In desperation you ascend to the Graveyard atop the hill, but only in the day, and encounter the unquiet dead resting there, concentrating desperately on the weather and the stars lest they think too much on their stolen lives: lives stolen by Satanas Mephistopheles, who remains, ever the same, nondescript middle-aged… man? Woman? You can’t recall. And it doesn’t matter. Whatever it is, it waits and is watching for you to return and challenge it for the lives and souls of every human left alive in Grover’s Corners.

Will you withstand its power? Will you free Our Town..?

*Not her real name. But it SHOULD have been.

Coming Apart At The Seams: Sandbox Games

Anyone who plays sandbox games knows about their “seams.” Well, maybe not. I just made up that term. But you know what I’m talking about: the places where you run into the edges of the sandbox and are pretty much forced into the realization that you are just playing a game, and it doesn’t have to make sense.

And yes, I realize that in some ways, this is inevitable. In others, it seems unimaginative, and in yet others it seems downright sloppy. I’m going to take some examples of each of these from the two games I’ve been playing the most over the past few years: Skyrim and Elite: Dangerous.

As far as the inevitable “seams,” the best example is that of borders. Eventually, you have to run out of playing field. An example of a really well-done “seam” is found in ED: the edges of the galaxy. It works because it feels natural. They even show extragalactic features such as the LMC and the GMC and M31. Why can’t you go there? Because human technology just isn’t that good. Makes perfect sense in the game universe: this is about as close as you can get to a seamless border. Skyrim is a bit less competent, but that’s the nature of the beast. Eventually, you just get to a place where your character runs into an invisible wall.

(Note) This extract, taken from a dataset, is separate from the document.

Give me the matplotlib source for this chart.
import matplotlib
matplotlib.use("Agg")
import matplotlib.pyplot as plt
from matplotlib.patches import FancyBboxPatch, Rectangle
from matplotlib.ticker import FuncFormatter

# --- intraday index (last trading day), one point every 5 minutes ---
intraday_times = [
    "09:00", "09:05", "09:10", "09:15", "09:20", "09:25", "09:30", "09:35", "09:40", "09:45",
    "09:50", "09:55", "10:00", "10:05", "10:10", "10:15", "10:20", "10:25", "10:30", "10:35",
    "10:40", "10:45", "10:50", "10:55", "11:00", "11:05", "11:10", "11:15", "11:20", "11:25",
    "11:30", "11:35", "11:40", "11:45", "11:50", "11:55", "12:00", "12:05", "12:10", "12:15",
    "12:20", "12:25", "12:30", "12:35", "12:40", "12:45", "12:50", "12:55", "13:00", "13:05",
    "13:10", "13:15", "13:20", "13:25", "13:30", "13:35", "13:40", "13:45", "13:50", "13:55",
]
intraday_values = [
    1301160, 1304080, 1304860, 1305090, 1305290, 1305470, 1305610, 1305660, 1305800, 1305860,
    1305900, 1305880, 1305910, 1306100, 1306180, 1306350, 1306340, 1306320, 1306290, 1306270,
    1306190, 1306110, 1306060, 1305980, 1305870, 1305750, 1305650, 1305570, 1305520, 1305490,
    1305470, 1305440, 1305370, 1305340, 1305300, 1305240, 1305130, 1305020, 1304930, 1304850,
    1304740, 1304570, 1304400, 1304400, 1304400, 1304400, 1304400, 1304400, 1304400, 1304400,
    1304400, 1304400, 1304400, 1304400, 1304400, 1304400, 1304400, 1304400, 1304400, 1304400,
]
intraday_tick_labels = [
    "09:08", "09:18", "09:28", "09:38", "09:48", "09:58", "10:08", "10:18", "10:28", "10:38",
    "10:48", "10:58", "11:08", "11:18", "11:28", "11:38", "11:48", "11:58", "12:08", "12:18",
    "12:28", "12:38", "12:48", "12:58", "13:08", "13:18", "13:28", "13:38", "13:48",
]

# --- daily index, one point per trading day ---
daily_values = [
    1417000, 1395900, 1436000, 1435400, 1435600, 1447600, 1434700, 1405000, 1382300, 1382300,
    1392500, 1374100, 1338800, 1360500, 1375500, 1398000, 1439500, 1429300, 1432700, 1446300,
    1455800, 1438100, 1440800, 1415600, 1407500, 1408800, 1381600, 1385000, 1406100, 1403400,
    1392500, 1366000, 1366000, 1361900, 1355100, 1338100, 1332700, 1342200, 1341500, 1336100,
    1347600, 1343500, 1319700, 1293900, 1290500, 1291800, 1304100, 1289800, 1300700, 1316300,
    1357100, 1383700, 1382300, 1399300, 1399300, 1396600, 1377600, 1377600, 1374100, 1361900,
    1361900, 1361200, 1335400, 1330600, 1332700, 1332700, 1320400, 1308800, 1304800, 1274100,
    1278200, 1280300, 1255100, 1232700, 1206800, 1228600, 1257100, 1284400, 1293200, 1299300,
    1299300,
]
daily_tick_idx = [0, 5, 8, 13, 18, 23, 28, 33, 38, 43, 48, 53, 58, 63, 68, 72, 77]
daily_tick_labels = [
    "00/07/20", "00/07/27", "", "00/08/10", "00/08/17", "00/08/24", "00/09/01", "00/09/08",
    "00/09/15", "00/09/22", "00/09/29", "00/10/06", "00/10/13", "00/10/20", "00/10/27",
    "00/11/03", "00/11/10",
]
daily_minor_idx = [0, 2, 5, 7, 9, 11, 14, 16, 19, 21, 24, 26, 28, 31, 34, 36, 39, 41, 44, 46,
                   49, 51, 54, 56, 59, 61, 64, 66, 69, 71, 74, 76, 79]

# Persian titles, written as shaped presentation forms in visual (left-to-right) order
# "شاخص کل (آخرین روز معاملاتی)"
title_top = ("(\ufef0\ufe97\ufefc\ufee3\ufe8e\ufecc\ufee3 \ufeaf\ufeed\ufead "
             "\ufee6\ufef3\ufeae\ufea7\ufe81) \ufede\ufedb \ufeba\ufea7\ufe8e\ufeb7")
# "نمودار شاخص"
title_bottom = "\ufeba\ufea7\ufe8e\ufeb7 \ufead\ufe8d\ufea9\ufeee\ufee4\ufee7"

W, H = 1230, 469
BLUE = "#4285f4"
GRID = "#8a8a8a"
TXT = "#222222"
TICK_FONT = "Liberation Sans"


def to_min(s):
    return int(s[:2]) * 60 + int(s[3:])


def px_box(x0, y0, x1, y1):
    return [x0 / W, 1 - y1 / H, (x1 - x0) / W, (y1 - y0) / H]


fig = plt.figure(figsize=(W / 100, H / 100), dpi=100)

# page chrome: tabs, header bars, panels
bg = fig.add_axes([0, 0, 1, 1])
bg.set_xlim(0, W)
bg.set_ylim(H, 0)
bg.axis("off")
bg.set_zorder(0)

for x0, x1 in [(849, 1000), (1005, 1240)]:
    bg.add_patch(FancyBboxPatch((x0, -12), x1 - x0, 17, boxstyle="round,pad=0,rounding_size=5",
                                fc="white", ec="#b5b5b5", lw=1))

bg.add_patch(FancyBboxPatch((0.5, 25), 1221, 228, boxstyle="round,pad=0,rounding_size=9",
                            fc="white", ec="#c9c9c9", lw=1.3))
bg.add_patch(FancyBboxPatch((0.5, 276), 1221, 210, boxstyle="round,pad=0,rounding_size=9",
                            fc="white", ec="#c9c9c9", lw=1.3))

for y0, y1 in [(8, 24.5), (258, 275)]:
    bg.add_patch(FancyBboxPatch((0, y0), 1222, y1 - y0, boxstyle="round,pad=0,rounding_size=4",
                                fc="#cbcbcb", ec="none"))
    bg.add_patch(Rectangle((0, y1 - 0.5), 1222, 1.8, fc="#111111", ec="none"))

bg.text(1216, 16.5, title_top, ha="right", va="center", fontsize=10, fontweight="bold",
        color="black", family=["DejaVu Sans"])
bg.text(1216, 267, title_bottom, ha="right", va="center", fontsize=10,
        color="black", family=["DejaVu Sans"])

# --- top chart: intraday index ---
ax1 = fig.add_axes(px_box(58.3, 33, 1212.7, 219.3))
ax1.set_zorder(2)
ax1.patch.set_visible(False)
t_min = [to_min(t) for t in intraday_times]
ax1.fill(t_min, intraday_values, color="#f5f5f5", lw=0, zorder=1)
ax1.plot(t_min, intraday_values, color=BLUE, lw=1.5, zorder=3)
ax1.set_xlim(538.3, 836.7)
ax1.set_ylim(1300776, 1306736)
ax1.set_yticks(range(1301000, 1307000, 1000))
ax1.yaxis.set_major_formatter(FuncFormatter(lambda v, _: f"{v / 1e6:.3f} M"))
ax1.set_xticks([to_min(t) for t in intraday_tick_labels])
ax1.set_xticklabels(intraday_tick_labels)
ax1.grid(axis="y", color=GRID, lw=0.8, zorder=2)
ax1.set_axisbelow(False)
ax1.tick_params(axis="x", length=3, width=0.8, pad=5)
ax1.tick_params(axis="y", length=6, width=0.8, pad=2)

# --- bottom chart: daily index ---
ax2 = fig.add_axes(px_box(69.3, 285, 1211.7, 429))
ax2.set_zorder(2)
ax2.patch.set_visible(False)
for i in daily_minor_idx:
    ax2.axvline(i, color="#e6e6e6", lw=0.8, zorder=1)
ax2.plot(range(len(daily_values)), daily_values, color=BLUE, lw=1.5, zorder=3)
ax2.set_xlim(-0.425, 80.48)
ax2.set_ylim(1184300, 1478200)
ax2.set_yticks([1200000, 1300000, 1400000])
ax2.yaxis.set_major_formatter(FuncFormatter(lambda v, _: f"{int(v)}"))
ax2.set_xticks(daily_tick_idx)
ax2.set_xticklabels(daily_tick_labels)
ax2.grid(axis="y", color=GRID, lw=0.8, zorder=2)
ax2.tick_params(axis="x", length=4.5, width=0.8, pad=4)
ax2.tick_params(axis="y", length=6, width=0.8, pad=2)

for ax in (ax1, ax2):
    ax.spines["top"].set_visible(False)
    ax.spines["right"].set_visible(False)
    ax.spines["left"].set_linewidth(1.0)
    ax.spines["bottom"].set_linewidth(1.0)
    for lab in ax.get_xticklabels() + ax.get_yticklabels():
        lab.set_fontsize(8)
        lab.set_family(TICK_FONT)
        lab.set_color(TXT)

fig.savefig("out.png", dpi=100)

You can’t leave Skyrim. I have to admit I don’t know how you’d solve that.

On the border of “inevitable” and “unimaginative” are the times in Skyrim where you run into someone who you really want to kill and discover that they are simply unkillable, or at least, unkillable yet. This has been the bane of D&D-like RPGs since they were computerized: your hero character who is supposed to be able to take down a Dragon God, and yet, cannot kill a shopkeeper and take his stuff. I’m not sure exactly how you do solve that. In the case of shopkeepers or very important plot-specific characters, especially in a magic-heavy environment, I wonder why it hasn’t occurred to the writers not to, for example, create 1) a giant alarm-spell that calls guards instantly to a scene of unjustifiable attack, coupled with 2) shopkeepers or nobles who always carry an emergency invisibility potion and sensibly use it an run the hell away when they’re attacked, leaving your character to 3) get dogpiled on by the guards, and 4) discover that they cam back as soon as you left out of boredom or being driven off by guards. Of course, once your character is up somewhere above 50th level, it still requires the game to explain why your character can’t essentially conquer the world single-handed since he is, after all, the person who is supposed to stop the Dragon God who wants to conquer the world single-handed. So there’s still a seam there (more on this later).

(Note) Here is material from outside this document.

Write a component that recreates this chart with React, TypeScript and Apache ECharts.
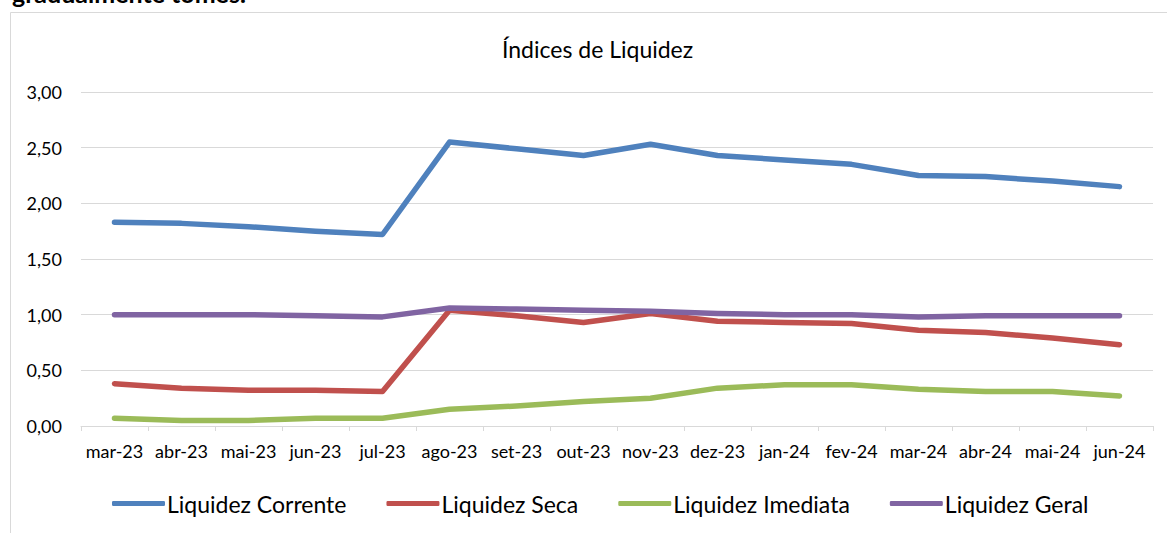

In the downright unimaginative corner comes a certain feature of ED that really annoyed me. Some systems in ED are permit-locked. The game won’t allow you to plot a hyperspace jump to them until you’ve accomplished something. A bit more on this in the next section.
Now, if you like thinking your way around problems like I do, you notice something: a shop in ED  really has two FTL drives. The hyperspace jump is the “fast” drive. It will take you anywhere from 8-40 light years in about ten seconds. But you get around each system using a “slow” FTL drive or “frameshift drive.” And when I say slow, it’s still really fast. Given time, it can build to speeds in excess of Star Trek‘s Warp 10. So you can’t JUMP to a permit-locked system, but given the time and patience, you could certainly just GO there…
Except you can’t. If you try, you discover that the star you have been heading for, which is a gigantic ball of hydrogen fusion and attendant planets when you jump there, is a mere point of light when you finish your hours-long flight. Sigh.
It occurred to me that a way around this would be to take a page from Zork: interstellar space is a dark place, and if you try to fly directly between stars, the odds are almost certain that You Will Be Eaten By A Space Grue. (For a really great classic SF story that uses this concept, read Cordwainer Smith’s “The Game Of Rat And Dragon.” It’s wonderful.)

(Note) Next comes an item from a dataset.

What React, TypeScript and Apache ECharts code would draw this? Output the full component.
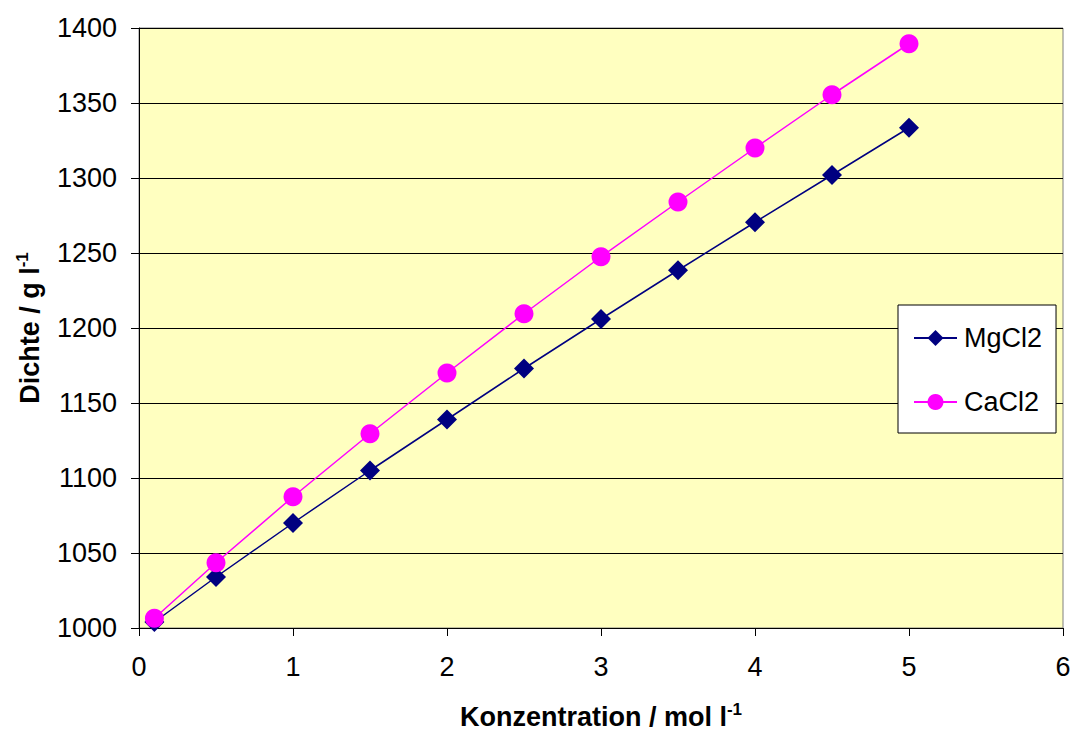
import React, { useEffect, useRef } from "react";
import * as echarts from "echarts";

// Konzentration in mol/l
const konzentration = [0.1, 0.5, 1, 1.5, 2, 2.5, 3, 3.5, 4, 4.5, 5];
// Dichte in g/l
const mgcl2 = [1004, 1034, 1070, 1105, 1139, 1173, 1206, 1238.5, 1270.5, 1302, 1333.5];
const cacl2 = [1006.5, 1043.5, 1087.5, 1129.5, 1170, 1209.5, 1247.5, 1284, 1320, 1355.5, 1389.5];

const font = "Arial, 'Liberation Sans', sans-serif";

export default function App() {
  const ref = useRef<HTMLDivElement>(null);

  useEffect(() => {
    if (!ref.current) return;
    const chart = echarts.init(ref.current, undefined, { renderer: "svg" });
    const titleRich = {
      t: { fontSize: 27, fontWeight: "bold", color: "#000", fontFamily: font, lineHeight: 32 },
      s: { fontSize: 17, fontWeight: "bold", color: "#000", fontFamily: font, verticalAlign: "top", lineHeight: 32 },
    };
    chart.setOption({
      animation: false,
      backgroundColor: "#ffffff",
      textStyle: { fontFamily: font },
      grid: {
        left: 139,
        right: 9,
        top: 28,
        bottom: 103,
        outerBoundsMode: "none",
        containLabel: false,
        show: true,
        backgroundColor: "#FFFFC0",
        borderColor: "#808080",
        borderWidth: 1,
      },
      legend: {
        orient: "vertical",
        left: 898,
        top: 305,
        backgroundColor: "#ffffff",
        borderColor: "#000000",
        borderWidth: 1,
        borderRadius: 0,
        padding: [18, 14, 16, 15],
        itemGap: 34,
        itemWidth: 43,
        itemHeight: 20,
        textStyle: { fontSize: 27, lineHeight: 30, color: "#000", fontFamily: font, padding: [0, 0, 0, 2] },
        data: ["MgCl2", "CaCl2"],
      },
      xAxis: {
        type: "value",
        min: 0,
        max: 6,
        interval: 1,
        name: "{t|Konzentration / mol l}{s|-1}",
        nameLocation: "middle",
        nameGap: 73,
        nameTextStyle: { rich: titleRich },
        axisLine: { show: true, onZero: false, lineStyle: { color: "#000", width: 1 } },
        axisTick: { show: true, inside: false, length: 8, lineStyle: { color: "#000" } },
        axisLabel: { fontSize: 27, color: "#000", margin: 25, fontFamily: font },
        splitLine: { show: false },
      },
      yAxis: {
        type: "value",
        min: 1000,
        max: 1400,
        interval: 50,
        name: "{t|Dichte / g l}{s|-1}",
        nameLocation: "middle",
        nameGap: 93,
        nameRotate: 90,
        nameTextStyle: { rich: titleRich },
        axisLine: { show: true, lineStyle: { color: "#000", width: 1 } },
        axisTick: { show: true, inside: false, length: 8, lineStyle: { color: "#000" } },
        axisLabel: {
          fontSize: 27,
          color: "#000",
          margin: 22,
          fontFamily: font,
          formatter: (v: number) => String(v),
        },
        splitLine: { show: true, lineStyle: { color: "#000", width: 1 } },
      },
      series: [
        {
          name: "MgCl2",
          type: "line",
          data: konzentration.map((x, i) => [x, mgcl2[i]]),
          symbol: "diamond",
          symbolSize: 20,
          itemStyle: { color: "#000080" },
          lineStyle: { color: "#000080", width: 1.5 },
          z: 2,
        },
        {
          name: "CaCl2",
          type: "line",
          data: konzentration.map((x, i) => [x, cacl2[i]]),
          symbol: "circle",
          symbolSize: 19,
          itemStyle: { color: "#FF00FF" },
          lineStyle: { color: "#FF00FF", width: 1.5 },
          z: 3,
        },
      ],
    });
    return () => chart.dispose();
  }, []);

  return (
    <div
      ref={ref}
      style={{ position: "fixed", left: 0, top: 0, width: 1072, height: 731 }}
    />
  );
}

And then you get to the truly sloppy stuff: Remember the permit-locks I mentioned earlier? Well, that makes perfect sense when it’s, say, the Empire saying that you can’t visit their capital system without a permit. It makes somewhat LESS sense, when its hundreds of stars out in the middle of nowhere and no one knows who has issued the permit or why. And yet there are several such regions in the galaxy. It’s pretty obvious this is the game designers saying DON’T GO THERE. SIGNED, GOD, but it looks pretty bad. Honestly, it would be better to do something like marking them all “No pilot has ever jumped to these stars and returned.” and making it an instakill if you do, with legends of the disappeared pilots in game.

So, those are my thoughts. I’d be interested to hear yours.